During the height of its popularity, up to 40 religious canons lived on-site at the abbey and visitors travelled to see it from around the world. Sadly this period of prosperity did not last. Following Henry VIII’s set of 16th-century laws that worked to dissolve British monasteries, the site was largely abandoned and left to the elements.

And yet, even as a ruin, the Monmouthshire site exudes a tranquil beauty befitting a monument that was once one of Wales’ great medieval buildings. Symmetrical stone arches still stand in a grand row, along with a few turret-topped stone towers, providing a sense of the scale of the original priory. So picturesque are the weathered remains that famed British artist J.M.W. Turner traveled here to paint them in 1794 (a watercolor that now hangs in the Tate Britain in London).

And then, of course, there’s the pub. Hidden beneath the 900-year-old site, in what is thought to have once been the abbey’s cellar, is a wonderfully cozy undercroft bar, where in-the-know patrons duck down into a cave-like space to sample the selection of local ales on tap.

The old-worldly drinking den is run by the Llanthony Priory Hotel, which is attached to the site. The hotel has been set up to retain a sense of the abbey’s original role as a retreat from the modern world, and, as such, offers no in-room TVs, no wifi, and not even any mobile phone signal.

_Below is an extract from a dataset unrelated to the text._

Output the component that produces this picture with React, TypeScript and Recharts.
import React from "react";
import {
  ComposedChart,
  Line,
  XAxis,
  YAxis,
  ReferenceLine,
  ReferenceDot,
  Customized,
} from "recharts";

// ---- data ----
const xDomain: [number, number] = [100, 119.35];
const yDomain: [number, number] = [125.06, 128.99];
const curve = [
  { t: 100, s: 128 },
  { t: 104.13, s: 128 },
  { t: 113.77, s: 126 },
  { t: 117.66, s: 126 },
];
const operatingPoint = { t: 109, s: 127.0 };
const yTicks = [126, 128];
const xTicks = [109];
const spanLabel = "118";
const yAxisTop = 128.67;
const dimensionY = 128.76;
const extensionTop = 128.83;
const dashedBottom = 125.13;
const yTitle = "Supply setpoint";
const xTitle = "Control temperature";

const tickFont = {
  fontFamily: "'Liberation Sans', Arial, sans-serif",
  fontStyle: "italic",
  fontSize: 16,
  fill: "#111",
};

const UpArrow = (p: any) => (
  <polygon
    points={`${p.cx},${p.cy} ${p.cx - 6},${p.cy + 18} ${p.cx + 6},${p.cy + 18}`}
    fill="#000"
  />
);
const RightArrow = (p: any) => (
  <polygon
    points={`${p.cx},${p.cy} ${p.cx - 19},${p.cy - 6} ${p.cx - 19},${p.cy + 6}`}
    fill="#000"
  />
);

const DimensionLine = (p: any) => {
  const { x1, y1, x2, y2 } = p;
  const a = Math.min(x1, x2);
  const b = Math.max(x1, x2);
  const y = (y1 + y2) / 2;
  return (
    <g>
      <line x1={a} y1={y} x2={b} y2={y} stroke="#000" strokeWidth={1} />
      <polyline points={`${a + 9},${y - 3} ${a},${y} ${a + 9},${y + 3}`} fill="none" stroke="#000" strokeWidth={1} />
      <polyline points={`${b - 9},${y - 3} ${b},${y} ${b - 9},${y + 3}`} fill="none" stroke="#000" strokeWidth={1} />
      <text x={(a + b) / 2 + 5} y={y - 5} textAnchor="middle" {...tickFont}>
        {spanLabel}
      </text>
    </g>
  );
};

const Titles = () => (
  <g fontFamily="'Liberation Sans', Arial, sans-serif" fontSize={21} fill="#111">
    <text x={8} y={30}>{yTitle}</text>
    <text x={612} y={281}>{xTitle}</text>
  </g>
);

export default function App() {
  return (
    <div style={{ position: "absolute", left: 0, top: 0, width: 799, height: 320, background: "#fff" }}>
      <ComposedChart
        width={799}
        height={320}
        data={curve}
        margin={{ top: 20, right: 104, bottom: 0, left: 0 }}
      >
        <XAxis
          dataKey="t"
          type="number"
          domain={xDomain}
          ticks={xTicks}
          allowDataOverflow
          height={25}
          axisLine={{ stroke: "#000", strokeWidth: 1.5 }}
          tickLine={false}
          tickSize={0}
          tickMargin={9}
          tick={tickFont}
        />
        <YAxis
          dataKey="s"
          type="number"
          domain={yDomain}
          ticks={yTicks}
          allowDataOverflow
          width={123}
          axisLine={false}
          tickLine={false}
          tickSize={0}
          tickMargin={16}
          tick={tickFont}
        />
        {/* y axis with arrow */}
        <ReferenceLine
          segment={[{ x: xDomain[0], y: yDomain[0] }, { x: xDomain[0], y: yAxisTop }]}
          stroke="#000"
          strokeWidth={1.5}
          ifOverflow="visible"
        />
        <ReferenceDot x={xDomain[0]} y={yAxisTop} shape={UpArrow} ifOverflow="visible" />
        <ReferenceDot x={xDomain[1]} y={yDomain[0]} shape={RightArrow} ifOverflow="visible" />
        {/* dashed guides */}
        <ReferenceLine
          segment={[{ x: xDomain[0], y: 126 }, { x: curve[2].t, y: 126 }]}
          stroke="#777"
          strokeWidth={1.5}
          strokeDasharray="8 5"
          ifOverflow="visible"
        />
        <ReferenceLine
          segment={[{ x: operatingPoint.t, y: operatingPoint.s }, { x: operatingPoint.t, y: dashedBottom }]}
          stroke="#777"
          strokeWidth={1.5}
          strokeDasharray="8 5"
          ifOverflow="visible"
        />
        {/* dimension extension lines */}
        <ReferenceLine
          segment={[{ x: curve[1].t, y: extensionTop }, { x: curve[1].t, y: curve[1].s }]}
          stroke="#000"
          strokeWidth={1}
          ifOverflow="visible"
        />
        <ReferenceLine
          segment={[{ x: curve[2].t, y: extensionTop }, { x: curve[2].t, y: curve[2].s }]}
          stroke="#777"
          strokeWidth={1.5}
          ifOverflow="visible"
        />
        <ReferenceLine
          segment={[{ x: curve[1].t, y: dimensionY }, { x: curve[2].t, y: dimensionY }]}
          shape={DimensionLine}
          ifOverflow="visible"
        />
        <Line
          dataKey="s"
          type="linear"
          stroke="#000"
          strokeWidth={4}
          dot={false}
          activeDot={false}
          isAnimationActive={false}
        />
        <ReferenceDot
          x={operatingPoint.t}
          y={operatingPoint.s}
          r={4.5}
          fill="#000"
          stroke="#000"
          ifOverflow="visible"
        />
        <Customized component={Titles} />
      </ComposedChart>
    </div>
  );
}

Along with drawing hikers, history buffs, and quirky pub enthusiasts, the area is also famed for its stargazing credentials, offering exceptionally clear views of the cosmos after dark.

Know Before You Go

The site is under the custody of Cadw (the Welsh Government's historic environment service) but is free to enter. Opening times are between 10 a.m. and 4 p.m. Dogs are not allowed within the grounds of the priory or inside the pub.


There is parking adjacent to the priory, although it can get busy. There is level access from the car park, on gravel footpaths and grass. It's possible to take drinks outside into the priory, but picnics are not allowed.